Redco Development LLC apparently believes it can blow past Palo Alto’s zoning restrictions — such as the 50-foot height limit — because the city doesn’t have an approved Housing Element, a plan for where additional homes would go. If a city does not plan for the number of homes required by the state, the city has to approve any housing project as long as at least 20% of the homes are low-income or 100% of them are moderate-income.
On the city’s webpage describing the Redco application, city officials wrote: “The city’s position has been that the Builder’s Remedy does not apply because the city has an adopted Housing Element, which it believes is compliant with the basic requirements of state law.”

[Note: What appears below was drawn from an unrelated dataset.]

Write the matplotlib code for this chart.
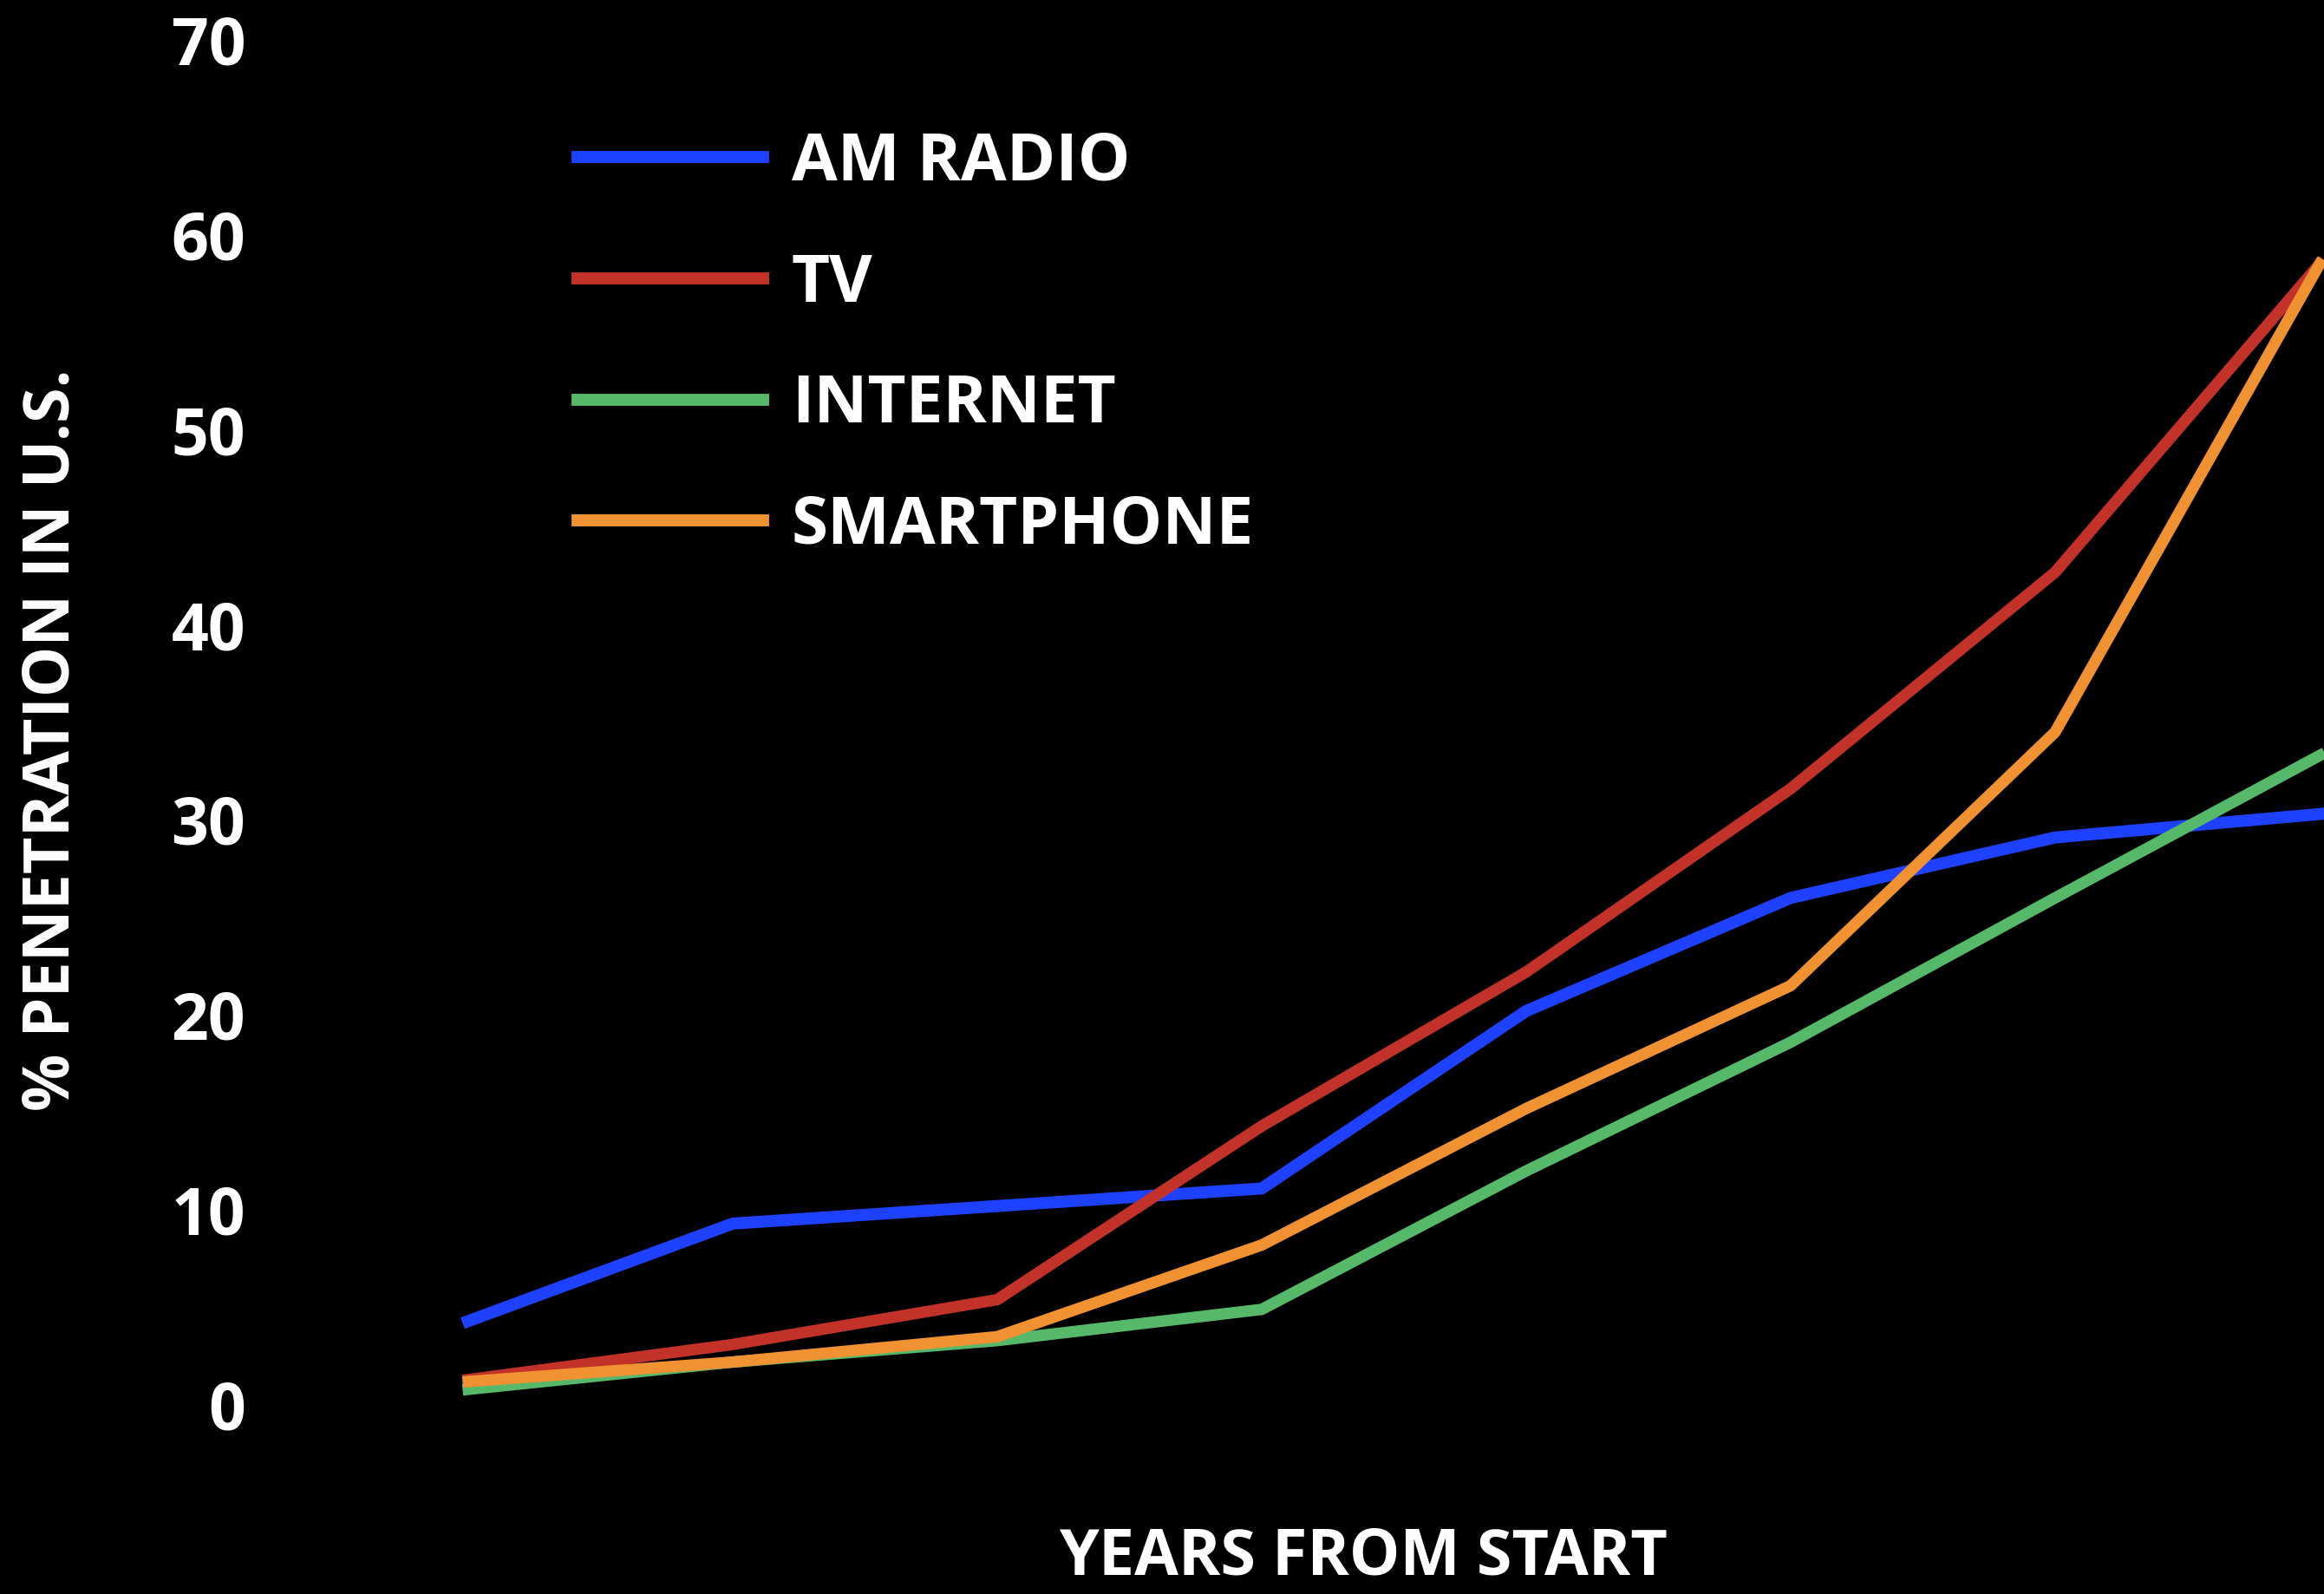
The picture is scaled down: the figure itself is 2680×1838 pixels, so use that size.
"""
Technology adoption curves: % penetration in U.S. vs years from start.
"""
import matplotlib
matplotlib.use("Agg")
import matplotlib.pyplot as plt

# Data
years = [0, 1, 2, 3, 4, 5, 6, 7]
am_radio = [4.3, 9.3, 10.2, 11.1, 20.2, 26.0, 29.1, 30.3]
tv = [1.3, 3.1, 5.4, 14.3, 22.2, 31.6, 42.7, 58.5]
internet = [0.8, 2.2, 3.3, 4.9, 12.0, 18.6, 26.0, 33.3]
smartphone = [1.2, 2.2, 3.5, 8.2, 15.2, 21.5, 34.5, 58.5]
y_ticks = [0, 10, 20, 30, 40, 50, 60, 70]

# Colors
c_bg = "#000000"
c_text = "#FFFFFF"
c_radio = "#1E41FF"
c_tv = "#C33228"
c_net = "#55B969"
c_phone = "#F09132"

plt.rcParams['font.family'] = ['Open Sans', 'DejaVu Sans']
plt.rcParams['font.weight'] = 'bold'

fig = plt.figure(figsize=(26.8, 18.38), dpi=100, facecolor=c_bg)
ax = fig.add_axes([0.2015, 0.1186, 0.7966, 0.8564])
ax.set_facecolor(c_bg)

ax.plot(years, am_radio, color=c_radio, linewidth=10, label="AM RADIO", clip_on=False)
ax.plot(years, tv, color=c_tv, linewidth=9.5, label="TV", clip_on=False)
ax.plot(years, internet, color=c_net, linewidth=9.5, label="INTERNET", clip_on=False)
ax.plot(years, smartphone, color=c_phone, linewidth=9.5, label="SMARTPHONE", clip_on=False)

ax.set_xlim(0, 7)
ax.set_ylim(0, 70)
ax.set_xticks([])
ax.set_yticks(y_ticks)
ax.tick_params(axis='y', length=0, pad=185, labelsize=54, labelcolor=c_text)

for side in ['top', 'right', 'bottom', 'left']:
    ax.spines[side].set_visible(False)

# Axis titles
ax.set_ylabel("% PENETRATION IN U.S.", fontsize=53, fontweight='bold',
              color=c_text, va='center')
ax.yaxis.set_label_coords(-0.2248, 0.487)
ax.set_xlabel("YEARS FROM START", fontsize=53, fontweight='bold',
              color=c_text, va='baseline')
ax.xaxis.set_label_coords(0.4834, -0.1239)

leg = ax.legend(loc="upper left", bbox_to_anchor=(666 / 2680, 1 - 151 / 1838),
                bbox_transform=fig.transFigure, frameon=False,
                prop={'size': 55, 'weight': 'bold'}, labelcolor=c_text,
                handlelength=2.8, handletextpad=0.43, labelspacing=0.846,
                borderpad=0, borderaxespad=0)
for line in leg.get_lines():
    line.set_linewidth(10)

fig.savefig("out.png", dpi=100, facecolor=c_bg)
plt.close(fig)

Redco, on its website, said it formed a joint venture this month with Mollie Stone’s to build the towers on the grocery store’s site at the end of California Avenue.
Coincidentally, Mollie Stone’s formed the joint venture the same month the Palo Alto City Council decided to close California Avenue to cars, which many fear will lead to more vacancies on the once-vibrant street.
Redco Development LLC, headed in the Bay Area by Chris Freise, has submitted plans for three buildings. The tallest would be 17 stories (177 feet) with apartments. The second would be an 11 story (123 foot) tower and the third would be seven stories that would contain a new, 15,000 Mollie Stone’s Market and other retail.
The project would have 382 apartments, and 77 of them would be for renters who qualify for below-market rates.
Redco currently is developing 126 apartments in a seven story complex at 940 Willow St. in San Jose’s Willow Glen neighborhood. In Berkeley, Redco is proposing a 210,000-square-foot life sciences facility at 742 Grayson St. The company has several other projects in the works.